Memo to Christy Clark: Vancouver–Point Grey voters care about climate change
Premier Christy Clark's recent decision to redefine natural gas as a "clean source of energy" may have unintended consequences for her political career.
That's because she represents Vancouver–Point Grey in the legislature, which is home to some of the most environmentally conscious voters in the province.
On June 21, Clark declared that her government will change the legal status of natural gas when it's used in the development of liquefied natural gas.
The Clean Energy Act has an "objective" to generate at least 93 percent of electricity in B.C. "from clean or renewable resources and to build the infrastructure necessary to transmit that electricity".
Under the law, a "clean or renewable resource" currently means "biomass, biogas, geothermal heat, hydro, solar, ocean, wind or any other prescribed resource".
Clark's sleight-of-hand with the definition of "clean energy"—which was announced at a Business Council of B.C. energy conference—will enable her to include a fossil fuel in that category to boost the LNG industry.
It's clear that these plants require a great deal of power. The British Columbia Renewable Energy Blog reported in May that if four LNG plants are built, with each requiring approximately 4,000 gigawatt hours of energy per year, "the demand for electricity in the Province could exceed 25% of the existing BC Hydro load".
Clark's announcement was condemned by a bevy of clean-energy advocates.
SFU resource economist and former B.C. Utilities Commission chair Mark Jaccard told CBC that "this new policy direction is a complete betrayal of the families Christy Clark says she cares about".
The David Suzuki Foundation also ripped into the policy change. And Nathaniel Baker, writing on the Energy Boom website, characterized it this way: "Christy Clark, the premier of British Columbia, has joined the ranks of public officials the world over, which have clouded the definition of 'clean energy' by using the term to serve their own interests."
This is where things get problematic for Clark. While her decision may be cheered in northeastern B.C. where the gas is produced and among energy executives in downtown Vancouver, it may not go over nearly as well in her own constituency.
The former MLA, Gordon Campbell, was very aware that a significant number of students, university employees, and environmentalists in Vancouver–Point Grey see climate change as a voting issue.

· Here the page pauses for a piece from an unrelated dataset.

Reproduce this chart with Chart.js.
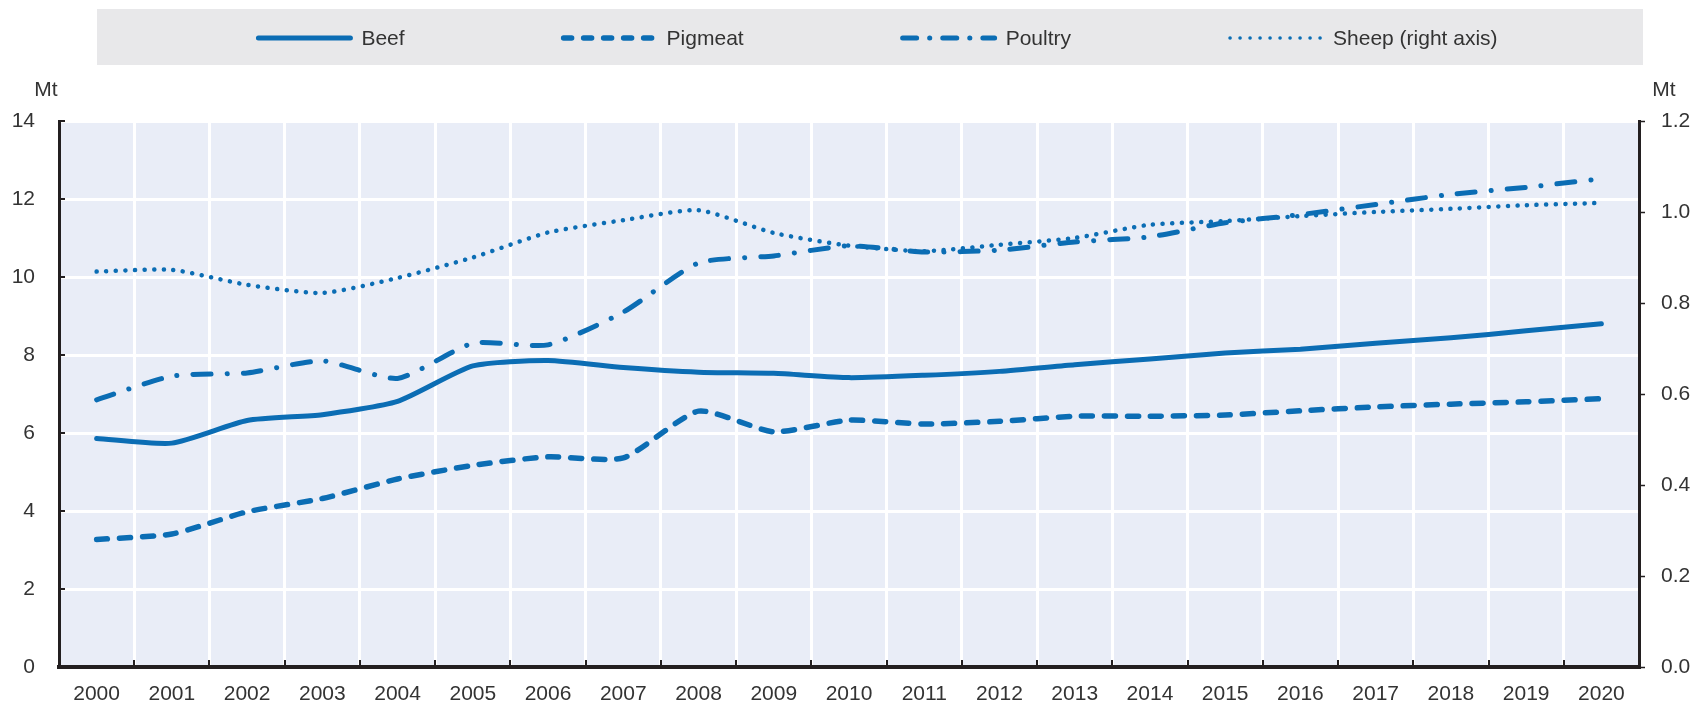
<!DOCTYPE html>
<html>
<head>
<meta charset="utf-8">
<script src="https://cdn.jsdelivr.net/npm/chart.js@4.4.1/dist/chart.umd.min.js"></script>
<style>
  html, body { margin: 0; padding: 0; background: #ffffff; }
  #wrap { width: 1700px; height: 707px; position: relative; }
</style>
</head>
<body>
<div id="wrap"><canvas id="chart" width="1700" height="707"></canvas></div>
<script>
// ---- data ----
const years = ['2000','2001','2002','2003','2004','2005','2006','2007','2008','2009','2010',
               '2011','2012','2013','2014','2015','2016','2017','2018','2019','2020'];
const beef    = [5.86, 5.74, 6.32, 6.47, 6.81, 7.72, 7.86, 7.68, 7.56, 7.53, 7.42,
                 7.48, 7.58, 7.75, 7.90, 8.05, 8.15, 8.30, 8.44, 8.62, 8.80];
const pigmeat = [3.27, 3.41, 3.98, 4.32, 4.82, 5.17, 5.39, 5.36, 6.56, 6.03, 6.33,
                 6.23, 6.30, 6.43, 6.43, 6.46, 6.57, 6.67, 6.74, 6.80, 6.88];
const poultry = [6.85, 7.46, 7.54, 7.85, 7.40, 8.30, 8.26, 9.10, 10.36, 10.54, 10.80,
                 10.64, 10.69, 10.90, 11.03, 11.39, 11.60, 11.86, 12.12, 12.30, 12.52];
const sheep   = [0.869, 0.873, 0.840, 0.822, 0.855, 0.900, 0.955, 0.982, 1.004, 0.954, 0.926,
                 0.914, 0.928, 0.943, 0.972, 0.980, 0.991, 1.000, 1.007, 1.015, 1.020];
const seriesNames = ['Beef', 'Pigmeat', 'Poultry', 'Sheep (right axis)'];
const leftTicks  = [0, 2, 4, 6, 8, 10, 12, 14];
const rightTicks = [0.0, 0.2, 0.4, 0.6, 0.8, 1.0, 1.2];
const unitLabel = 'Mt';

// ---- styles ----
const BLUE = '#0b6db4';
const TEXT = '#333333';
const AXIS = '#231f20';
const FONT = '"Liberation Sans", Arial, sans-serif';

const legendStyles = [
  { width: 5,   dash: [],                cap: 'round' },
  { width: 5.5, dash: [8, 12],           cap: 'round' },
  { width: 5,   dash: [14, 13, 0.1, 13], cap: 'round' },
  { width: 3.5, dash: [0.1, 9.9],        cap: 'round' }
];

const decorPlugin = {
  id: 'decor',
  beforeDraw(chart) {
    const { ctx, chartArea: ca } = chart;
    ctx.save();
    ctx.fillStyle = '#e9edf7';
    ctx.fillRect(ca.left, ca.top, ca.right - ca.left, ca.bottom - ca.top);
    ctx.restore();
  },
  beforeDatasetsDraw(chart) {
    const { ctx, chartArea: ca } = chart;
    const xs = chart.scales.x, ys = chart.scales.y;
    ctx.save();
    ctx.strokeStyle = AXIS;
    ctx.lineWidth = 2;
    for (let i = 1; i < years.length; i++) {
      const x = Math.round((xs.getPixelForValue(i - 1) + xs.getPixelForValue(i)) / 2);
      ctx.beginPath();
      ctx.moveTo(x, ca.bottom);
      ctx.lineTo(x, ca.bottom - 7);
      ctx.stroke();
    }
    leftTicks.forEach(v => {
      const y = Math.round(ys.getPixelForValue(v));
      ctx.beginPath();
      ctx.moveTo(ca.left, y);
      ctx.lineTo(ca.left + 6, y);
      ctx.stroke();
    });
    ctx.restore();
  },
  afterDraw(chart) {
    const { ctx, chartArea: ca } = chart;
    ctx.save();
    const boxL = ca.left + 38, boxR = ca.right + 4, boxT = 9, boxB = 65;
    ctx.fillStyle = '#e8e8ea';
    ctx.fillRect(boxL, boxT, boxR - boxL, boxB - boxT);
    ctx.font = '21px ' + FONT;
    const lineLen = 96, gap = 9, spacing = 157;
    const items = chart.data.datasets.map((ds, i) => ({ ds, st: legendStyles[i], w: ctx.measureText(ds.label).width }));
    let total = spacing * (items.length - 1);
    items.forEach(it => { total += lineLen + gap + it.w; });
    let x = (boxL + boxR) / 2 - total / 2 + 7;
    const cy = 38;
    items.forEach(it => {
      ctx.strokeStyle = it.ds.borderColor;
      ctx.lineWidth = it.st.width;
      ctx.lineCap = it.st.cap;
      ctx.setLineDash(it.st.dash);
      ctx.beginPath();
      ctx.moveTo(x + 2, cy);
      ctx.lineTo(x + lineLen - 2, cy);
      ctx.stroke();
      ctx.setLineDash([]);
      ctx.fillStyle = TEXT;
      ctx.textAlign = 'left';
      ctx.textBaseline = 'middle';
      ctx.fillText(it.ds.label, x + lineLen + gap, cy + 1);
      x += lineLen + gap + it.w + spacing;
    });
    ctx.font = '21px ' + FONT;
    ctx.fillStyle = TEXT;
    ctx.textAlign = 'center';
    ctx.textBaseline = 'alphabetic';
    ctx.fillText(unitLabel, 46, 96);
    ctx.fillText(unitLabel, ca.right + 25, 96);
    ctx.restore();
  }
};

new Chart(document.getElementById('chart'), {
  type: 'line',
  data: {
    labels: years,
    datasets: [
      { label: seriesNames[0], data: beef, yAxisID: 'y', borderColor: BLUE, borderWidth: 5,
        borderCapStyle: 'round', borderJoinStyle: 'round', tension: 0.2, pointRadius: 0, fill: false },
      { label: seriesNames[1], data: pigmeat, yAxisID: 'y', borderColor: BLUE, borderWidth: 5.5,
        borderDash: [11, 12], borderCapStyle: 'round', tension: 0.2, pointRadius: 0, fill: false },
      { label: seriesNames[2], data: poultry, yAxisID: 'y', borderColor: BLUE, borderWidth: 5,
        borderDash: [18, 16, 0.1, 16], borderCapStyle: 'round', tension: 0.2, pointRadius: 0, fill: false },
      { label: seriesNames[3], data: sheep, yAxisID: 'y1', borderColor: BLUE, borderWidth: 4.5,
        borderDash: [0.1, 9.5], borderCapStyle: 'round', tension: 0.2, pointRadius: 0, fill: false }
    ]
  },
  options: {
    responsive: false,
    animation: false,
    devicePixelRatio: 1,
    layout: { padding: { top: 121, left: 0, right: 0, bottom: 0 } },
    plugins: { legend: { display: false }, tooltip: { enabled: false } },
    scales: {
      x: {
        type: 'category',
        offset: true,
        grid: { offset: true, color: '#ffffff', lineWidth: 3, drawTicks: false },
        border: { display: true, color: AXIS, width: 4 },
        ticks: { color: TEXT, font: { family: FONT, size: 21 }, padding: 15, maxRotation: 0, autoSkip: false },
        afterFit(scale) { scale.height = 40; }
      },
      y: {
        position: 'left',
        min: 0, max: 14,
        afterBuildTicks(scale) { scale.ticks = leftTicks.map(v => ({ value: v })); },
        grid: { color: '#ffffff', lineWidth: 3, drawTicks: false },
        border: { display: true, color: AXIS, width: 3 },
        ticks: { color: TEXT, font: { family: FONT, size: 21 }, padding: 24 },
        afterFit(scale) { scale.width = 59; }
      },
      y1: {
        position: 'right',
        min: 0, max: 1.2,
        afterBuildTicks(scale) { scale.ticks = rightTicks.map(v => ({ value: v })); },
        grid: { drawOnChartArea: false, drawTicks: true, tickLength: 6, tickColor: AXIS, tickWidth: 1.5 },
        border: { display: true, color: AXIS, width: 3 },
        ticks: { color: TEXT, font: { family: FONT, size: 21 }, padding: 16,
                 callback: v => Number(v).toFixed(1) },
        afterFit(scale) { scale.width = 61; }
      }
    }
  },
  plugins: [decorPlugin]
});
</script>
</body>
</html>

Campbell introduced the carbon tax, the Clean Energy Act, and other measures to demonstrate that he understood its significance. The former premier held several high-profile meetings with his friend, then-governor Arnold Schwarzenegger, to discuss the issue.
Campbell even shared a stage in Vancouver with the King of Climate Change, Al Gore, where they were both introduced by David Suzuki. I had fun with that one, writing a feature article called "The Two Faces of Gordo", which juxtaposed Campbell's so-called green conversion with climate-killing policies such as the Gateway Program and his support for coal exports.
But Campbell's outreach to people like Gore sent a message to voters in his constituency that he understood climate change and considered it an extremely serious issue.
Clark, on the other hand, has not demonstrated to many voters that she really cares that much about climate change. The so-called "Green Liberals" helped her become party leader only because she was slightly more liberal on this issue than her chief rival, Kevin Falcon. The Green Liberals ranked Clark third among the four candidates.
Clark's lack of passion for the issue was apparent during the B.C. Liberal leadership campaign when she tap-danced around climate change at a B.C. Chamber of Commerce event.
Christy Clark sort of speaks about climate change.
Unlike her rival Kevin Falcon, Clark didn't question the carbon tax. But she didn't give it a strong endorsement, either.
“I don’t support a referendum on the carbon tax. principally because I don’t support going to referenda on tax issues,” she said.
There was no word on rising global emission levels or any demonstration that this was of any serious concern to her.
The Green vote reached 15 percent in Vancouver–Point Grey in 2005. It's probably no coincidence that Campbell's strong embrace of this issue followed that election, in which he only captured 46 percent of the vote. In the 2009 election, Campbell passed the 50-percent threshold.
I would argue that this is because Vancouver–Point Grey voters believed, by and large, that by 2009, Campbell understood and accepted the reality of climate change.
It's now 2012, and their current MLA, Premier Clark, still has not appeared to have gotten the message on climate change. She's getting condemned by the same types of people—Jaccard, the David Suzuki Foundation, and green-energy entrepreneurs—who were willing to cut Campbell a great deal of slack, notwithstanding his Gateway Program roadbuilding frenzy.
Unlike Campbell, Clark hasn't appeared to recognize that climate change is a voting issue for many residents of Vancouver–Point Grey. The evidence is pretty clear in her cavalier announcement about changing the legal definition of natural gas, without taking time to consult or placate green-energy supporters.
Many of her constituents who care about global warming are not the types who would have dialled up her CKNW Radio show. But they will put an "X" on a ballot for a Green party candidate if they feel that Clark hasn't wrapped her mind around the importance of climate change and truly understands the threat that it poses to life on Earth.